Jake: So it sounds like this Preamp went far beyond the quest for tone.
Mike: Oh, it’s got the tone, and that’s the thing. Through all of this, digging through this design and all the stuff that I added, the signal stays absolutely pristine through the circuit. It never leaves the circuit board, so it’s done. Even with the way I did the effects loops, which can be flipped from series to parallel, I made sure to use really, really high end analog switches on the circuit board so the signal never has to get routed to the back of the unit—everything stays right there. Parasitics that you don’t want there that could cause loss of signal are deadly low, just deadly low. I’m extremely happy with how this Preamp turned out.
Jake: The quote unquote right gear is obviously a very talked about subject.
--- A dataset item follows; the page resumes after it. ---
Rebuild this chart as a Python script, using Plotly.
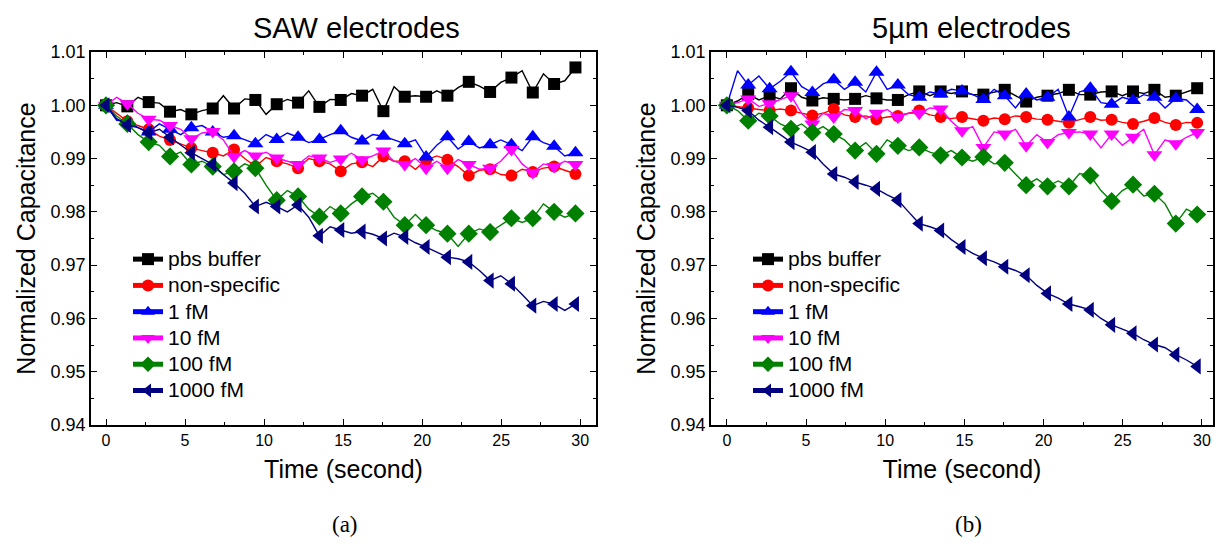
import plotly.graph_objects as go

# time base (s): samples every 0.675 s, markers on every other sample
time_s = [round(i * 0.675, 3) for i in range(45)]

series_names = ["pbs buffer", "non-specific", "1 fM", "10 fM", "100 fM", "1000 fM"]

# ---- (a) SAW electrodes ----
saw_pbs = [1.0000, 1.0005, 0.9998, 1.0015, 1.0006, 1.0004, 0.9988, 0.9992, 0.9983, 0.9990,
           0.9994, 1.0018, 0.9994, 1.0012, 1.0010, 0.9983, 1.0002, 1.0011, 1.0005, 1.0027,
           0.9997, 1.0011, 1.0010, 1.0022, 1.0018, 1.0030, 0.9989, 1.0035, 1.0016, 1.0018,
           1.0016, 1.0027, 1.0018, 1.0033, 1.0044, 1.0036, 1.0025, 1.0043, 1.0052, 1.0065,
           1.0024, 1.0059, 1.0040, 1.0046, 1.0071]
saw_nonspec = [1.0000, 0.9985, 0.9970, 0.9962, 0.9955, 0.9942, 0.9935, 0.9928, 0.9920, 0.9915,
               0.9911, 0.9905, 0.9917, 0.9900, 0.9885, 0.9902, 0.9895, 0.9890, 0.9882, 0.9900,
               0.9895, 0.9890, 0.9876, 0.9890, 0.9893, 0.9885, 0.9904, 0.9895, 0.9895, 0.9880,
               0.9897, 0.9905, 0.9898, 0.9885, 0.9868, 0.9878, 0.9880, 0.9870, 0.9868, 0.9880,
               0.9875, 0.9882, 0.9885, 0.9878, 0.9871]
saw_1fm = [1.0000, 0.9972, 0.9970, 0.9958, 0.9950, 0.9965, 0.9955, 0.9945, 0.9958, 0.9962,
           0.9950, 0.9940, 0.9943, 0.9935, 0.9928, 0.9945, 0.9936, 0.9948, 0.9940, 0.9930,
           0.9936, 0.9945, 0.9952, 0.9940, 0.9933, 0.9945, 0.9942, 0.9935, 0.9928, 0.9935,
           0.9903, 0.9925, 0.9941, 0.9918, 0.9932, 0.9920, 0.9926, 0.9935, 0.9926, 0.9915,
           0.9941, 0.9930, 0.9923, 0.9905, 0.9911]
saw_10fm = [1.0000, 1.0015, 1.0003, 0.9985, 0.9974, 0.9972, 0.9962, 0.9955, 0.9937, 0.9948,
            0.9951, 0.9935, 0.9904, 0.9915, 0.9905, 0.9912, 0.9901, 0.9895, 0.9889, 0.9905,
            0.9901, 0.9893, 0.9899, 0.9910, 0.9898, 0.9905, 0.9914, 0.9895, 0.9889, 0.9900,
            0.9882, 0.9895, 0.9882, 0.9898, 0.9889, 0.9880, 0.9882, 0.9895, 0.9917, 0.9890,
            0.9874, 0.9890, 0.9885, 0.9895, 0.9889]
saw_100fm = [1.0000, 0.9980, 0.9965, 0.9945, 0.9931, 0.9925, 0.9904, 0.9912, 0.9889, 0.9895,
             0.9885, 0.9870, 0.9876, 0.9890, 0.9882, 0.9850, 0.9822, 0.9840, 0.9829, 0.9805,
             0.9791, 0.9810, 0.9797, 0.9815, 0.9829, 0.9835, 0.9819, 0.9790, 0.9775, 0.9795,
             0.9775, 0.9765, 0.9759, 0.9735, 0.9759, 0.9768, 0.9762, 0.9775, 0.9788, 0.9780,
             0.9788, 0.9815, 0.9800, 0.9790, 0.9797]
saw_1000fm = [1.0000, 0.9975, 0.9963, 0.9958, 0.9948, 0.9955, 0.9940, 0.9925, 0.9911, 0.9900,
              0.9889, 0.9870, 0.9854, 0.9835, 0.9810, 0.9818, 0.9810, 0.9800, 0.9813, 0.9790,
              0.9755, 0.9772, 0.9766, 0.9760, 0.9763, 0.9758, 0.9750, 0.9760, 0.9753, 0.9742,
              0.9734, 0.9725, 0.9715, 0.9712, 0.9706, 0.9690, 0.9671, 0.9680, 0.9665, 0.9645,
              0.9624, 0.9632, 0.9627, 0.9615, 0.9627]

# ---- (b) 5 um electrodes ----
um5_pbs = [1.0000, 1.0008, 1.0021, 1.0010, 1.0018, 1.0012, 1.0032, 1.0015, 1.0009, 1.0014,
           1.0012, 1.0010, 1.0012, 1.0018, 1.0013, 1.0010, 1.0010, 1.0020, 1.0026, 1.0018,
           1.0026, 1.0022, 1.0026, 1.0020, 1.0020, 1.0025, 1.0029, 1.0018, 1.0007, 1.0015,
           1.0018, 1.0022, 1.0029, 1.0020, 1.0020, 1.0025, 1.0026, 1.0018, 1.0026, 1.0022,
           1.0029, 1.0015, 1.0018, 1.0025, 1.0032]
um5_nonspec = [1.0000, 0.9998, 0.9995, 0.9992, 0.9990, 0.9993, 0.9990, 0.9985, 0.9981, 0.9985,
               0.9993, 0.9982, 0.9978, 0.9980, 0.9974, 0.9978, 0.9980, 0.9985, 0.9990, 0.9982,
               0.9978, 0.9975, 0.9978, 0.9974, 0.9971, 0.9976, 0.9974, 0.9980, 0.9978, 0.9974,
               0.9973, 0.9970, 0.9967, 0.9973, 0.9978, 0.9972, 0.9973, 0.9968, 0.9965, 0.9970,
               0.9976, 0.9968, 0.9963, 0.9968, 0.9967]
um5_1fm = [1.0000, 1.0065, 1.0038, 1.0055, 1.0031, 1.0045, 1.0063, 1.0035, 1.0024, 1.0040,
           1.0048, 1.0030, 1.0043, 1.0025, 1.0062, 1.0030, 1.0038, 1.0020, 1.0015, 1.0025,
           1.0021, 1.0030, 1.0027, 1.0020, 1.0011, 1.0030, 1.0018, 0.9995, 1.0021, 1.0010,
           1.0015, 1.0030, 0.9978, 1.0025, 1.0032, 1.0005, 1.0002, 1.0015, 1.0009, 1.0020,
           1.0015, 0.9995, 1.0013, 1.0010, 0.9992]
um5_10fm = [1.0000, 1.0005, 1.0012, 0.9998, 1.0003, 1.0010, 1.0018, 0.9985, 0.9965, 0.9985,
            0.9978, 0.9992, 0.9990, 0.9975, 0.9985, 0.9992, 0.9978, 0.9985, 0.9985, 0.9995,
            0.9993, 0.9970, 0.9952, 0.9960, 0.9921, 0.9950, 0.9946, 0.9955, 0.9924, 0.9945,
            0.9930, 0.9945, 0.9949, 0.9950, 0.9946, 0.9920, 0.9946, 0.9925, 0.9940, 0.9955,
            0.9907, 0.9935, 0.9928, 0.9940, 0.9949]
um5_100fm = [1.0000, 0.9990, 0.9971, 0.9985, 0.9980, 0.9965, 0.9956, 0.9965, 0.9949, 0.9960,
             0.9946, 0.9935, 0.9915, 0.9930, 0.9909, 0.9935, 0.9924, 0.9915, 0.9921, 0.9912,
             0.9906, 0.9915, 0.9902, 0.9895, 0.9903, 0.9890, 0.9892, 0.9870, 0.9850, 0.9862,
             0.9848, 0.9858, 0.9848, 0.9872, 0.9868, 0.9840, 0.9820, 0.9840, 0.9851, 0.9830,
             0.9834, 0.9815, 0.9778, 0.9805, 0.9795]
um5_1000fm = [1.0000, 0.9996, 0.9990, 0.9972, 0.9959, 0.9945, 0.9931, 0.9922, 0.9912, 0.9890,
              0.9871, 0.9865, 0.9856, 0.9850, 0.9843, 0.9832, 0.9822, 0.9800, 0.9778, 0.9772,
              0.9765, 0.9748, 0.9734, 0.9722, 0.9713, 0.9706, 0.9697, 0.9690, 0.9681, 0.9662,
              0.9647, 0.9638, 0.9627, 0.9622, 0.9616, 0.9600, 0.9588, 0.9580, 0.9572, 0.9560,
              0.9551, 0.9545, 0.9532, 0.9522, 0.9510]

y_ticks = [0.94, 0.95, 0.96, 0.97, 0.98, 0.99, 1.00, 1.01]
x_ticks = [0, 5, 10, 15, 20, 25, 30]

colors = ["#000000", "#FF0000", "#0000FF", "#FF00FF", "#008000", "#000080"]
symbols = ["square", "circle", "triangle-up", "triangle-down", "diamond", "triangle-left"]
msizes = [12, 12, 14, 14, 14, 14]

saw_sets = [saw_pbs, saw_nonspec, saw_1fm, saw_10fm, saw_100fm, saw_1000fm]
um5_sets = [um5_pbs, um5_nonspec, um5_1fm, um5_10fm, um5_100fm, um5_1000fm]

SANS = "Liberation Sans, Arial, sans-serif"
SERIF = "Liberation Serif, Times New Roman, serif"

fig = go.Figure()

def add_panel(sets, xa, ya, legend):
    for k, (name, vals) in enumerate(zip(series_names, sets)):
        sizes = [msizes[k] if i % 2 == 0 else 0 for i in range(len(vals))]
        fig.add_trace(go.Scatter(
            x=time_s, y=vals, name='<span style="font-size:21px">%s</span>' % name,
            mode="lines+markers", xaxis=xa, yaxis=ya, legend=legend,
            line=dict(color=colors[k], width=1.4),
            marker=dict(symbol=symbols[k], size=sizes, color=colors[k], opacity=1,
                        line=dict(width=0)),
        ))

add_panel(saw_sets, "x", "y", "legend")
add_panel(um5_sets, "x2", "y2", "legend2")

W, H = 1218, 547
def px2x(p): return p / W
def px2y(p): return 1 - p / H

xtickfont = dict(family=SANS, size=16, color="#000")
ytickfont = dict(family=SANS, size=18, color="#000")
titlefont = dict(family=SANS, size=25, color="#000")

axis_common = dict(showline=True, linecolor="#000", linewidth=1.6, mirror="ticks",
                   ticks="inside", ticklen=6, tickwidth=1.3, tickcolor="#000",
                   showgrid=False, zeroline=False, automargin=False)
xminor = dict(ticks="inside", ticklen=3, dtick=2.5, tick0=0, tickcolor="#000", tickwidth=1.2)
yminor = dict(ticks="inside", ticklen=3, dtick=0.005, tick0=0.94, tickcolor="#000", tickwidth=1.2)

yd = [px2y(425), px2y(52)]
legfont = dict(family=SANS, size=17.9, color="#000")
fig.update_layout(
    template="none",
    width=W, height=H, margin=dict(l=0, r=0, t=0, b=0, pad=0), autosize=False,
    paper_bgcolor="white", plot_bgcolor="white", showlegend=True,
    xaxis=dict(domain=[px2x(91), px2x(596)], range=[-0.95, 31.0], tickvals=x_ticks,
               minor=xminor, tickfont=xtickfont,
               title=dict(text="Time (second)", font=titlefont, standoff=12), anchor="y", **axis_common),
    yaxis=dict(domain=yd, range=[0.94, 1.01], tickvals=y_ticks, tickformat=".2f",
               minor=yminor, tickfont=ytickfont,
               title=dict(text="Normalized Capacitance", font=titlefont, standoff=8), anchor="x", **axis_common),
    xaxis2=dict(domain=[px2x(711), px2x(1213)], range=[-1.0, 30.7], tickvals=x_ticks,
                minor=xminor, tickfont=xtickfont,
                title=dict(text="Time (second)", font=titlefont, standoff=12), anchor="y2", **axis_common),
    yaxis2=dict(domain=yd, range=[0.94, 1.01], tickvals=y_ticks, tickformat=".2f",
                minor=yminor, tickfont=ytickfont,
                title=dict(text="Normalized Capacitance", font=titlefont, standoff=8), anchor="x2", **axis_common),
    legend=dict(x=px2x(128), y=px2y(241), xanchor="left", yanchor="top", bgcolor="rgba(0,0,0,0)",
                font=legfont, itemsizing="constant", borderwidth=0),
    legend2=dict(x=px2x(748), y=px2y(241), xanchor="left", yanchor="top", bgcolor="rgba(0,0,0,0)",
                 font=legfont, itemsizing="constant", borderwidth=0),
    annotations=[
        dict(text="SAW electrodes", x=px2x(357), y=px2y(28), xref="paper", yref="paper",
             xanchor="center", yanchor="middle",
             showarrow=False, font=dict(family=SANS, size=29, color="#000")),
        dict(text="5µm electrodes", x=px2x(971), y=px2y(28), xref="paper", yref="paper",
             xanchor="center", yanchor="middle",
             showarrow=False, font=dict(family=SANS, size=29, color="#000")),
        dict(text="(a)", x=px2x(345), y=px2y(524), xref="paper", yref="paper",
             xanchor="center", yanchor="middle",
             showarrow=False, font=dict(family=SERIF, size=23, color="#000")),
        dict(text="(b)", x=px2x(968), y=px2y(524), xref="paper", yref="paper",
             xanchor="center", yanchor="middle",
             showarrow=False, font=dict(family=SERIF, size=23, color="#000")),
    ],
)

fig.write_html("out.html", config={"displayModeBar": False},
               post_script="document.body.style.margin='0';document.body.style.overflow='hidden';")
What are your thoughts concerning one’s personal gear and the importance of it in the grand scheme?
Mike: First of all, I think you need to look at what the reality of the situation is. If you are a local bass player, and you carry your own gear everywhere, you have to think about the pragmatic side of things. You want stuff that sounds great—you might not want to carry stuff that’s heavy, and what have you. On the other hand, if you’re traveling lot, chances are you’re not using your own gear very much. And what you do use you want to be able to carry easily. It actually really makes a lot of sense to have a really, really great Preamp in your rig that you can pull out when you need to. I think the biggest mistake people make is trying to stack too many colors up in a row to get a sound. It’s like, I want to use this speaker cab because it’s really bright, and then I want to mask this amp a little because it’s kind of dark, etc, etc. They want to wind up with the color green, so they start off with orange, and then they add grey, and on and on, instead of just starting off with blue and yellow. I think that’s one of the big misnomers, particularly once you’ve taken something out of a signal.
So if you put something first in your chain because it warms your tone up, and you think you’re going to brighten it back up later, you’re wrong—it’s not going to happen. You’ll brighten something, but it won’t be just signal–it will be noise, and whatever else. I think that from that standpoint you need good quality gear. I think more importantly, you need to know how to use it. Most guys, in my opinion, really don’t have a clue. In spite of the fact that they make it pretty easy for people to understand this, the fact is that most people don’t have a grip on it. If I look back 25 years, when I was first learning about audio equipment, you really had to know something about what you were doing. Things weren’t as standardized—inputs and outputs could not be counted on for what they were supposed to be. You had to know those things and make sure that the interfacing of stuff was actually going to work. Nowadays, they’ve tried to alleviate as much of that as possible, mainly I think because companies don’t want to answer the phone to answer stupid questions from people. The truth is, in spite of all of that, gear has gotten better, and no matter what you’re buying, you’re going to get a better result if you know what you are doing. Gear definitely matters. And beyond that, you have to remember a lot of gear is designed to sell, and I think that’s one of the big problems. A lot of gear is designed with the sole purpose of getting as much of it as they can out the door as possible. If along the way they can get some good results, that’s great, but it’s more about the price point, and the dealers wanting to sell them, and on and on, which is fine, that’s just not where I’m coming from.